Seeing the growing size of recent orders (and arguably pace of such announcements), it occurs to me that Tesla may be incentivizing early and large orders to effectively create a virtuous cycle of snowballing semi truck orders for Tesla. The more major players see other major players getting in line, the more real the potential of the Tesla semi seems, and the more real the risk of competitors gaining an advantage seems to those who haven't yet made a reservation. This would also be helpful to Tesla in allowing them to have initial production at a meaningful scale with a bulked up order backlog from incentivizing early and large orders (think initial production line scaled for 5K or 10K per year vs. say 500 or 1K).
If Tesla has been incentivizing early and large test fleet orders, here's my hypothetical of what may be going on...

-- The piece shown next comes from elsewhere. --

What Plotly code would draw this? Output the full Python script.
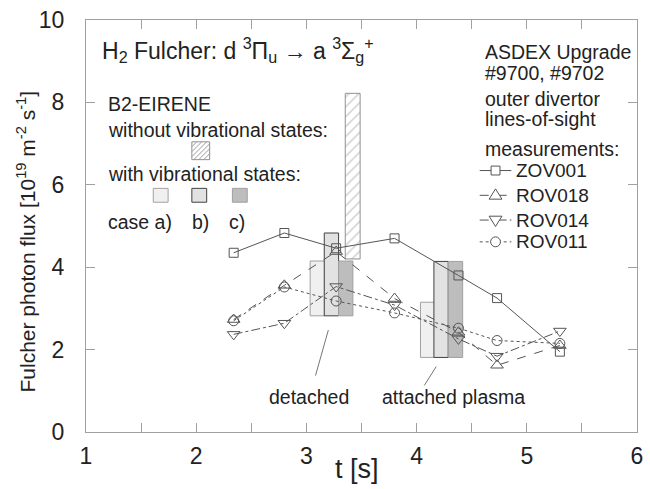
import plotly.graph_objects as go

# ---------------- data ----------------
t_meas = [2.34, 2.80, 3.27, 3.80, 4.38, 4.73, 5.30]
zov001 = [4.35, 4.83, 4.46, 4.70, 3.80, 3.25, 1.95]
rov018 = [2.73, 3.56, 4.38, 3.24, 2.42, 1.62, 2.10]
rov014 = [2.37, 2.64, 3.53, 3.08, 2.26, 1.84, 2.45]
rov011 = [2.70, 3.52, 3.18, 2.89, 2.52, 2.22, 2.15]

# B2-EIRENE bars (with vibrational states): cases a), b), c)
bar_t_a = [3.099, 4.100]
bar_t_b = [3.227, 4.222]
bar_t_c = [3.357, 4.353]
bar_base = [2.82, 1.81]
bar_top_a = [4.15, 3.15]
bar_top_b = [4.83, 4.14]
bar_top_c = [4.15, 4.14]
# without vibrational states
bar_t_nv = [3.420]
bar_base_nv = [4.20]
bar_top_nv = [8.22]

x_ticks = [1, 2, 3, 4, 5, 6]
y_ticks = [0, 2, 4, 6, 8, 10]

# ---------------- layout geometry ----------------
W, H = 650, 489
L, R, T, B = 86, 643, 16, 432


def px(x):
    return (x - L) / (R - L)


def py(y):
    return (B - y) / (B - T)


FONT = "Liberation Sans, Arial, sans-serif"
INK = "#222222"
LINE = "#555555"

fig = go.Figure()

bw = 0.13
fig.add_trace(go.Bar(x=bar_t_a, y=[t - b for t, b in zip(bar_top_a, bar_base)], base=bar_base,
                     width=bw, marker=dict(color="#f0f0f0", line=dict(color="#a0a0a0", width=1)),
                     showlegend=False))
fig.add_trace(go.Bar(x=bar_t_b, y=[t - b for t, b in zip(bar_top_b, bar_base)], base=bar_base,
                     width=bw, marker=dict(color="#e2e2e2", line=dict(color="#404040", width=1)),
                     showlegend=False))
fig.add_trace(go.Bar(x=bar_t_c, y=[t - b for t, b in zip(bar_top_c, bar_base)], base=bar_base,
                     width=bw, marker=dict(color="#bdbdbd", line=dict(color="#a0a0a0", width=1)),
                     showlegend=False))
fig.add_trace(go.Bar(x=bar_t_nv, y=[t - b for t, b in zip(bar_top_nv, bar_base_nv)], base=bar_base_nv,
                     width=0.135,
                     marker=dict(color="white", line=dict(color="#909090", width=1),
                                 pattern=dict(shape="/", fgcolor="#9a9a9a", bgcolor="white",
                                              size=7, solidity=0.2)),
                     showlegend=False))

series = [
    ("ZOV001", zov001, "square-open", "solid", 9),
    ("ROV018", rov018, "triangle-up-open", "dash", 11),
    ("ROV014", rov014, "triangle-down-open", "dashdot", 11),
    ("ROV011", rov011, "circle-open", "dot", 10),
]
for name, vals, sym, dash, ms in series:
    fig.add_trace(go.Scatter(
        x=t_meas, y=vals, name=name, mode="lines+markers", showlegend=False,
        line=dict(color=LINE, width=1, dash=dash),
        marker=dict(symbol=sym, size=ms, color=LINE, line=dict(color=LINE, width=1)),
    ))

annotations = []


def text(s, x, y, size=18, xanchor="left", **kw):
    annotations.append(dict(text=s, x=px(x), y=py(y), xref="paper", yref="paper",
                            xanchor=xanchor, yanchor="middle", showarrow=False,
                            font=dict(family=FONT, size=size, color=INK), **kw))


text("H<sub>2</sub> Fulcher: d <sup>3</sup>Π<sub>u</sub> → a <sup>3</sup>Σ<sub>g</sub><sup>+</sup>",
     100, 46, size=23)
text("B2-EIRENE", 106, 101, size=19.5)
text("without vibrational states:", 106, 127, size=19.5)
text("with vibrational states:", 106, 171, size=19.5)
text("case a)", 106, 220, size=19.5)
text("b)", 191, 220, size=19.5)
text("c)", 229, 220, size=19.5)

text("ASDEX Upgrade", 487, 48, size=19.5)
text("#9700, #9702", 487, 70, size=19.5)
text("outer divertor", 487, 96, size=19.5)
text("lines-of-sight", 487, 116, size=19.5)
text("measurements:", 487, 146, size=19.5)

text("detached", 311, 397, size=19.5, xanchor="center")
text("attached plasma", 457, 397, size=19.5, xanchor="center")

# axis titles
annotations.append(dict(text="t [s]", x=px(360), y=py(469), xref="paper", yref="paper",
                        xanchor="center", yanchor="middle", showarrow=False,
                        font=dict(family=FONT, size=27, color=INK)))
annotations.append(dict(text="Fulcher photon flux [10<sup>19</sup> m<sup>-2</sup> s<sup>-1</sup>]",
                        x=px(25), y=py(240), xref="paper", yref="paper", textangle=-90,
                        xanchor="center", yanchor="middle", showarrow=False,
                        font=dict(family=FONT, size=21, color=INK)))

shapes = []


def pline(x0, y0, x1, y1, color="#777777", dash="solid"):
    shapes.append(dict(type="line", xref="paper", yref="paper", x0=px(x0), y0=py(y0),
                       x1=px(x1), y1=py(y1), line=dict(color=color, width=1, dash=dash)))


# legend keys for bars
keys = [((154, 169), "#f0f0f0", "#a0a0a0"), ((193, 208), "#e2e2e2", "#404040"),
        ((234, 249), "#bdbdbd", "#a0a0a0")]
for (x0, x1), fill, edge in keys:
    shapes.append(dict(type="rect", xref="paper", yref="paper", x0=px(x0), x1=px(x1),
                       y0=py(200), y1=py(186), fillcolor=fill, line=dict(color=edge, width=1)))
# hatched key
hx0, hx1, hy0, hy1 = 193, 211, 139, 157
shapes.append(dict(type="rect", xref="paper", yref="paper", x0=px(hx0), x1=px(hx1),
                   y0=py(hy1), y1=py(hy0), fillcolor="white", line=dict(color="#909090", width=1)))
c = hx0 + hy0 + 5
while c < hx1 + hy1:
    xa = max(hx0, c - hy1)
    xb = min(hx1, c - hy0)
    if xb > xa:
        pline(xa, c - xa, xb, c - xb, color="#9a9a9a")
    c += 5

# pointer lines to labels
pline(331, 329, 318, 375)
pline(440, 366, 428, 385)

# legend for the measurements (drawn by hand, like the original)
leg_rows = [168, 193, 218, 240]
for (name, _vals, sym, dash, ms), yy in zip(series, leg_rows):
    pline(484, yy, 516, yy, color=LINE, dash=dash)
    cx = 500
    if sym == "square-open":
        h = 4.5
        shapes.append(dict(type="rect", xref="paper", yref="paper", x0=px(cx - h), x1=px(cx + h),
                           y0=py(yy + h), y1=py(yy - h), fillcolor="white",
                           line=dict(color=LINE, width=1)))
    elif sym == "circle-open":
        h = 5
        shapes.append(dict(type="circle", xref="paper", yref="paper", x0=px(cx - h), x1=px(cx + h),
                           y0=py(yy + h), y1=py(yy - h), fillcolor="white",
                           line=dict(color=LINE, width=1)))
    else:
        s = 6.5
        if sym == "triangle-up-open":
            pts = [(cx - s, yy + s * 0.6), (cx + s, yy + s * 0.6), (cx, yy - s)]
        else:
            pts = [(cx - s, yy - s * 0.6), (cx + s, yy - s * 0.6), (cx, yy + s)]
        path = "M " + " L ".join(f"{px(a):.5f},{py(b):.5f}" for a, b in pts) + " Z"
        shapes.append(dict(type="path", xref="paper", yref="paper", path=path,
                           fillcolor="white", line=dict(color=LINE, width=1)))
    text(name, 519, yy, size=19)

axis_common = dict(showline=True, linecolor="#a0a0a0", linewidth=1, mirror="ticks",
                   ticks="inside", ticklen=9, tickcolor="#a0a0a0", showgrid=False,
                   zeroline=False, tickfont=dict(family=FONT, size=23, color=INK))

fig.update_layout(
    width=W, height=H,
    margin=dict(l=L, r=W - R, t=T, b=H - B),
    paper_bgcolor="white", plot_bgcolor="white",
    barmode="overlay",
    showlegend=False,
    xaxis=dict(range=[1, 6], tickvals=x_ticks, ticktext=[str(v) for v in x_ticks],
               minor=dict(dtick=0.5, ticks="inside", ticklen=9, tickcolor="#a0a0a0"),
               ticklabelstandoff=3, **axis_common),
    yaxis=dict(range=[0, 10], tickvals=y_ticks, ticktext=[str(v) for v in y_ticks],
               ticklabelstandoff=16, **axis_common),
    annotations=annotations,
    shapes=shapes,
)

fig.write_html("out.html", config={"displayModeBar": False},
               post_script="document.body.style.margin='0px';")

Stage 1 ~now-2019,2020, various large companies will try out the semi with the 10-100 truck test fleets they've been ordering, and total initial orders and Tesla production on initial capex spending/production line capacity might total something like 5,000 units. In stage 2, ~2020-2021, Tesla would be planning to produce 20K-30K/year semis with additional capex commitment/production capacity, and will offer places in line and order sizes reflective of stage 1 ordering.
I'm not suggesting Tesla would cut anyone off from ordering, but, rather that there would be a line for stage 2 production reservations starting with these early stage 1 reservation holders, with Pepsi so far being offered the largest number to order (of the companies whose current order size is known). If and when the existing owner line was worked through, reservations would be lined up on a first come first serve basis. Stage 3 and beyond targeting expansion rate would be easier as the product and the market's interest would be more established.
fwiw, I just picked 5K and 25K from my gut... the point is really about building capacity in stages that match the trial process the customers want to use, without starting off with an inefficient low production volume.